When it comes to family law property settlement disputes, the law requires all parties involved to make full and frank financial disclosure at the outset of the dispute, including all income, assets, liabilities and financial resources owned by each party either directly or indirectly via some other person or beneficiary. The law goes further to require parties to disclose information about the disposal of property within the 12 months before their separation or otherwise after the break-up. So if a wife is preparing to separate from her husband, or vice versa, and decides to close her secret bank account and transfer the balance of thousands, or hundreds of thousands, of dollars to her brother’s bank account – the Court can make a finding as whether the wife still owns that money.
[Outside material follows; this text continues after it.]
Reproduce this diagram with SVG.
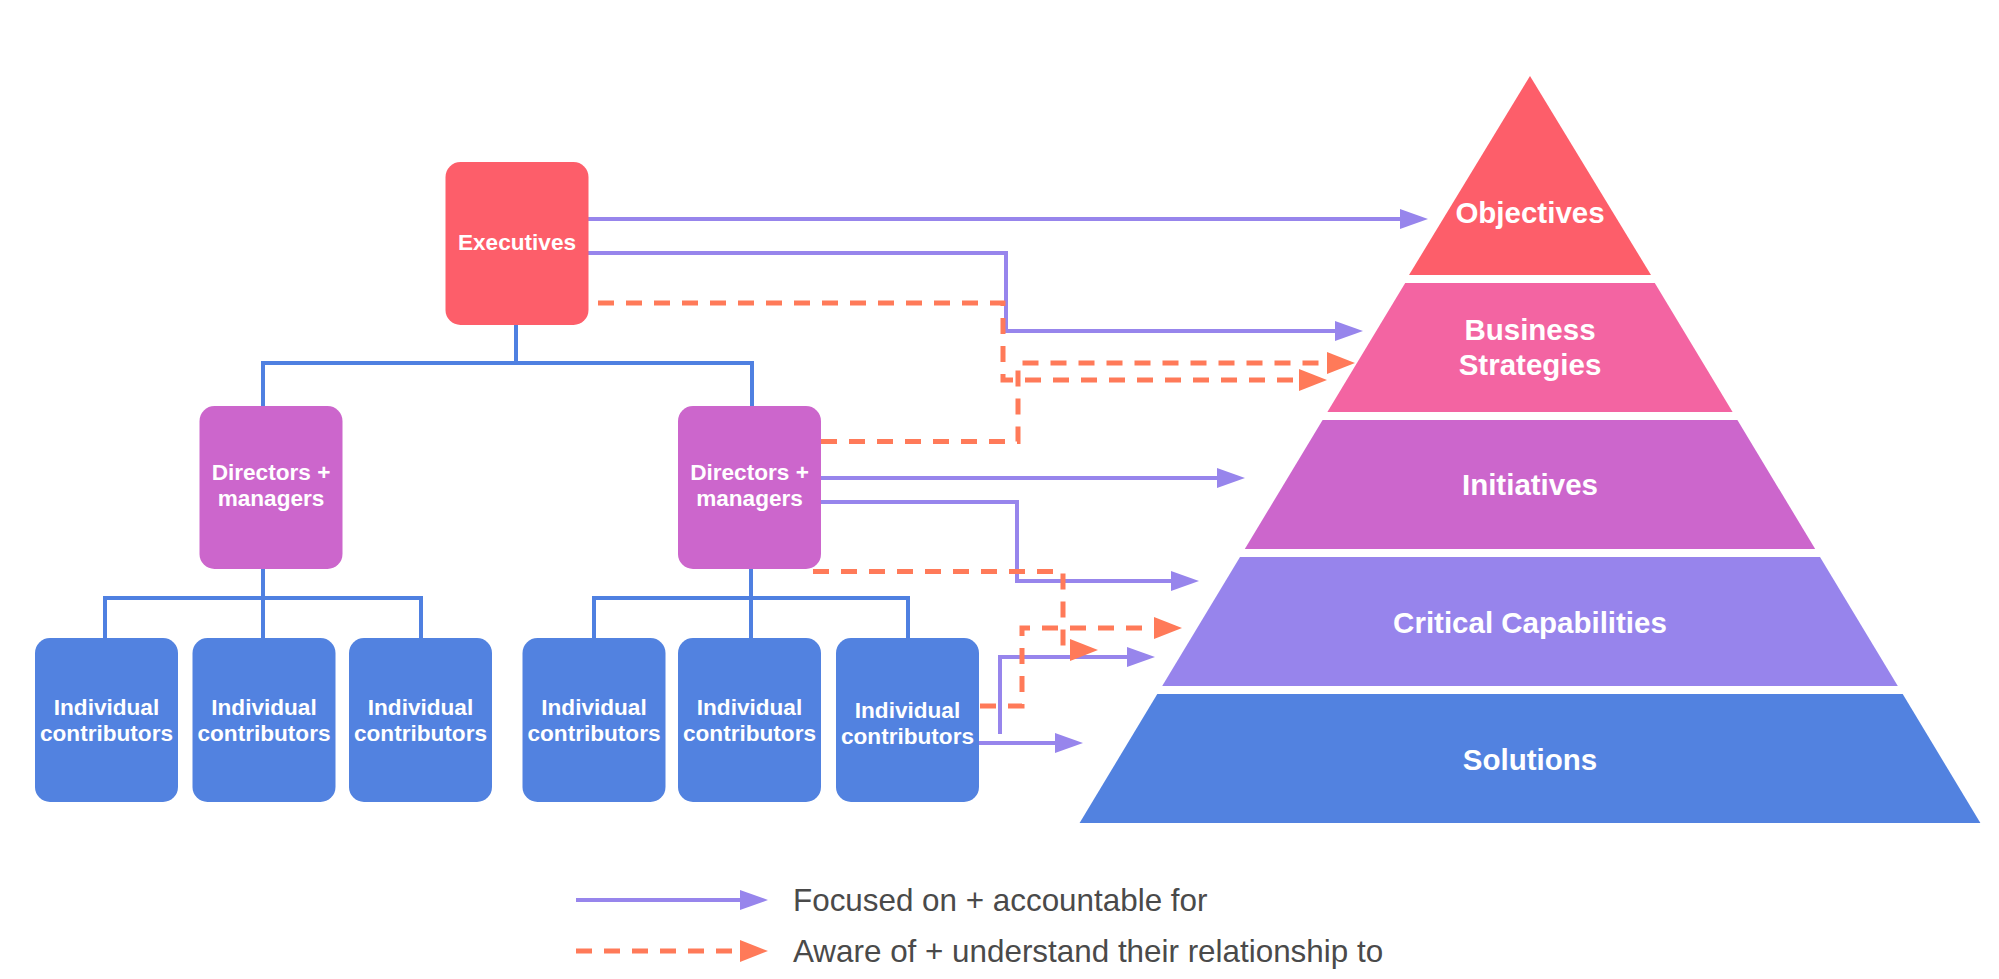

The consequences for being dishonest are simple, and the applicable penalty will depend on the seriousness of the lie, or rather the omission:
- The non-disclosed document(s) cannot be used in the case without the other party’s consent or the Court’s permission
- The party may be guilty of contempt and as a result may be fined, sentenced to a jail-term, or both
- The party may be ordered to pay the other party’s legal costs (subject to a scale rate)
- The Court may dismiss all or part of that party’s case.
While not all of us are fortunate to have owned millions of dollars, and may not always have much to hide, this case was a reminder that being honest is crucial in family law, as it is in life, and there a serious consequences for dishonesty.